What to take on a traditional French picnic
PUBLISHED: 15:56 12 June 2017 | UPDATED: 16:40 14 June 2017
As you would expect the French take picnics very seriously. Find out what to pack in your hamper so you can enjoy a traditional French picnic too
The key to a French pique-nique is of course a good choice of bread. Choose a freshly baked baguette, picked up that morning from the boulangerie, or a flavoured bread like a fougasse – a Provençal flatbread flavoured with rosemary, olives or lardons. Sliced pain de campagne or pain aux céréales makes a good base (tartine) for a topping.
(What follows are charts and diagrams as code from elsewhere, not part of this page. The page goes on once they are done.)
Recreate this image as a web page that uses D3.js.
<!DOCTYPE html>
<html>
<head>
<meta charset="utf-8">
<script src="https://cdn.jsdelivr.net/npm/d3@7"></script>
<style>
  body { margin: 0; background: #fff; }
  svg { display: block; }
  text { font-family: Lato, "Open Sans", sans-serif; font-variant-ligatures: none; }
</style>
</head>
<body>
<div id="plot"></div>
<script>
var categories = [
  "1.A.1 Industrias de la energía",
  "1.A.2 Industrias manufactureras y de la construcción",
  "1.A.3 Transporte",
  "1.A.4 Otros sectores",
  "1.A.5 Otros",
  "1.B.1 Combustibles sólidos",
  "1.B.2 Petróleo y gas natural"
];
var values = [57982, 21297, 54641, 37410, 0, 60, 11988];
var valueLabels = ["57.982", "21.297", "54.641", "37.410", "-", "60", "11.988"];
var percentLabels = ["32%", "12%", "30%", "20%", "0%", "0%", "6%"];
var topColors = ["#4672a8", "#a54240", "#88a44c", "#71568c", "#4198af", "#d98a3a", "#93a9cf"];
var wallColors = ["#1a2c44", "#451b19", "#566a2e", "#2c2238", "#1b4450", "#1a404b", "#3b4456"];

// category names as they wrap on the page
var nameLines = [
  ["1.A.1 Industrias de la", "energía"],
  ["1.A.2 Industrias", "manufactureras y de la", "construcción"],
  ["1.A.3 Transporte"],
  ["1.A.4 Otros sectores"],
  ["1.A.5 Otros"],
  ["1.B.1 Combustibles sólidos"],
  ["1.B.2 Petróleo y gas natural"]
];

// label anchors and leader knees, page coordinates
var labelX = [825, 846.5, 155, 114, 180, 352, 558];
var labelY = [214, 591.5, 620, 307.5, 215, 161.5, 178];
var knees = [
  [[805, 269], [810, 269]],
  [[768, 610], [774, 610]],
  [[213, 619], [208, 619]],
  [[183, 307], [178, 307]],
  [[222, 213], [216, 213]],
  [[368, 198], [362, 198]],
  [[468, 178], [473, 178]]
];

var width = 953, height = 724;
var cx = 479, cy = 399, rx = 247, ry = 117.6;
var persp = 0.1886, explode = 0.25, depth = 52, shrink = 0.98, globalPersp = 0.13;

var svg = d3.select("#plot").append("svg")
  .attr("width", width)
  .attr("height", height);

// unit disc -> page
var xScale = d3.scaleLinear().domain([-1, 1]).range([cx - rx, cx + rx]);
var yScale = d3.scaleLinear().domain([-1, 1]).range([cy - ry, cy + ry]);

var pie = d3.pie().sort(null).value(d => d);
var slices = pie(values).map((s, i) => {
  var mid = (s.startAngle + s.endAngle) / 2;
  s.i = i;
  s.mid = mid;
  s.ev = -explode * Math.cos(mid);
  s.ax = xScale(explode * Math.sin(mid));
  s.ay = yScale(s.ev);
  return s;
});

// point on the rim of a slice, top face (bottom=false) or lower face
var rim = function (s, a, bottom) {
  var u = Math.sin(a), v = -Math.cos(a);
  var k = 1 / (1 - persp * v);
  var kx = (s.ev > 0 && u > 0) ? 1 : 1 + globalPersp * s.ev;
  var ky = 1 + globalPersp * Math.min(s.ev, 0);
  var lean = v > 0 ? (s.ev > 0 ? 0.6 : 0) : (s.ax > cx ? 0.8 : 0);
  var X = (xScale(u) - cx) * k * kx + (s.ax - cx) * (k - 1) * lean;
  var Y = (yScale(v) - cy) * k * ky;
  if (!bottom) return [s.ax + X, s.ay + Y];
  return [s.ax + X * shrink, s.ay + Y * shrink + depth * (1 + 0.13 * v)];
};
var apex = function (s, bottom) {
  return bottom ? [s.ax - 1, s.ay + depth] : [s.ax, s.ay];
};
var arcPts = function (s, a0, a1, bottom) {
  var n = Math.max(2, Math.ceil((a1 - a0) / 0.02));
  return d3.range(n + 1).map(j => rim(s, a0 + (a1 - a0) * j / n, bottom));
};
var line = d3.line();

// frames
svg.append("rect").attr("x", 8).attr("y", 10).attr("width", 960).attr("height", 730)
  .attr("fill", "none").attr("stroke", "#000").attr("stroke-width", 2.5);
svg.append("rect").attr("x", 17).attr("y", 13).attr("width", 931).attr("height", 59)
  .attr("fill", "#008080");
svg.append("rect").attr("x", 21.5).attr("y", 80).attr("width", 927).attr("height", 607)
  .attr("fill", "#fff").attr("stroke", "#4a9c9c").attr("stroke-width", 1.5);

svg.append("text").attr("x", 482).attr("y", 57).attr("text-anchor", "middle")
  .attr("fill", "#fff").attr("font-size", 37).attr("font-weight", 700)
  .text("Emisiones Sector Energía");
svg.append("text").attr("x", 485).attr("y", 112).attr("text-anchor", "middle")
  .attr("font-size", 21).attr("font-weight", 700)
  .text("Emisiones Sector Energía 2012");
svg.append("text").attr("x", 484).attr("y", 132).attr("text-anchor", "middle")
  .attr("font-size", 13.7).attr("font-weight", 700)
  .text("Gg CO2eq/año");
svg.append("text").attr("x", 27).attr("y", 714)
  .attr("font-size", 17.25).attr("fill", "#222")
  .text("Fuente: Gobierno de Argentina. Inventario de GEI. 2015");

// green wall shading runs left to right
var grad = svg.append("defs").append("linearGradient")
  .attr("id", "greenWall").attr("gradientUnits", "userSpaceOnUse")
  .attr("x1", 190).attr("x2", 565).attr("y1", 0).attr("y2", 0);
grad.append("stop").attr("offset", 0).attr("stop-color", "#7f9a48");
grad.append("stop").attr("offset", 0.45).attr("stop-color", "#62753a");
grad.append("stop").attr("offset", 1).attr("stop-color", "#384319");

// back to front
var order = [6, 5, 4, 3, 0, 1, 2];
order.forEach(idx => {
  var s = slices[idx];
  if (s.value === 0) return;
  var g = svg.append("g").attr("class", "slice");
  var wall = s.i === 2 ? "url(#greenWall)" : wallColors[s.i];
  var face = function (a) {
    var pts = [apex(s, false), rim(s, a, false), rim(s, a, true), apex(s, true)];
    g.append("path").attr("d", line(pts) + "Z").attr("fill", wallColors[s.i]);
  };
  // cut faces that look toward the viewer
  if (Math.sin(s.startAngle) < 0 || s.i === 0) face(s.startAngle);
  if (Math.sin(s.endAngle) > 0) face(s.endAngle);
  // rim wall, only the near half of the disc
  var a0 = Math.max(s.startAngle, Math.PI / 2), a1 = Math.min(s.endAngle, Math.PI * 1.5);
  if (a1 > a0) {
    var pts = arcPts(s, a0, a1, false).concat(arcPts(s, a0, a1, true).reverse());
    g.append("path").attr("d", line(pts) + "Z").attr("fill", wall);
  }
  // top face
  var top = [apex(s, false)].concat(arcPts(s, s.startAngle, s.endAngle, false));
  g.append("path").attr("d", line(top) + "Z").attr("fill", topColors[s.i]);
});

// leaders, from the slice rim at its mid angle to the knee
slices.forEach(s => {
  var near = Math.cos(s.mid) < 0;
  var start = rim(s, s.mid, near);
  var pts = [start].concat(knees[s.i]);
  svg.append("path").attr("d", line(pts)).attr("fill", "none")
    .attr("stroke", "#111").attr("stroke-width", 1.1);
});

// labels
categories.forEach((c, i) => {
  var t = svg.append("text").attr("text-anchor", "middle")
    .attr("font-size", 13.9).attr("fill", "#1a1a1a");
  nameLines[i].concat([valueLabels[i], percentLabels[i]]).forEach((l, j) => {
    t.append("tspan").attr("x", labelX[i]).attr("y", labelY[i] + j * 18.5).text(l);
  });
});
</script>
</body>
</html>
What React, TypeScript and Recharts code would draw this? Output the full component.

Pack plenty of cured meats – jambon, saucisson, rosette – which make tasty sandwiches, and some jars of terrines, rillettes and pâté to spread on slices of bread. The French love to crunch cornichons (gherkins) with those.
Cheese always makes excellent picnic supplies. Either break off chunks of hard cheese like Comté, Cantal, Abondance or Tome de Savoie to nibble on, or take a creamy, soft type to spread, like a chèvre frais (fresh goat’s cheese) or a blue cheese.
While the Brits have coleslaw, the French have their own take on grated raw veg. Carottes râpées – shredded carrot doused in a tangy vinaigrette – is a firm favourite which you might see eaten alongside remoulade, shredded celeriac in a creamy sauce. Tomatoes are eaten whole, like a fruit, and radishes are also crunched whole, sometimes with a little bit of butter.
A staple for the French lunch, quiche is a real people pleaser. Buttery pastry filled with an egg, cream, cheese and bacon mix, quiche lorraine can be eaten hot or cold so is a great addition to any French picnic.
Another great addition to a French picnic are savoury cakes, which the French simply call ‘cake’. A ham, sun-dried tomato and olive cake is one of the most popular.
The more elaborate French desserts are tricky to take in a hamper so opt for fresh fruit – grapes, figs, peaches, apricots, strawberries – and small cakes like madeleines or biscuits or even a tarte tatin, cooked the night before.
A French picnic wouldn’t be French without the odd bottle of wine. In the summer, you’ll often see families place bottles of rosé and white wine in the cooling waters of a stream running by their picnic spot.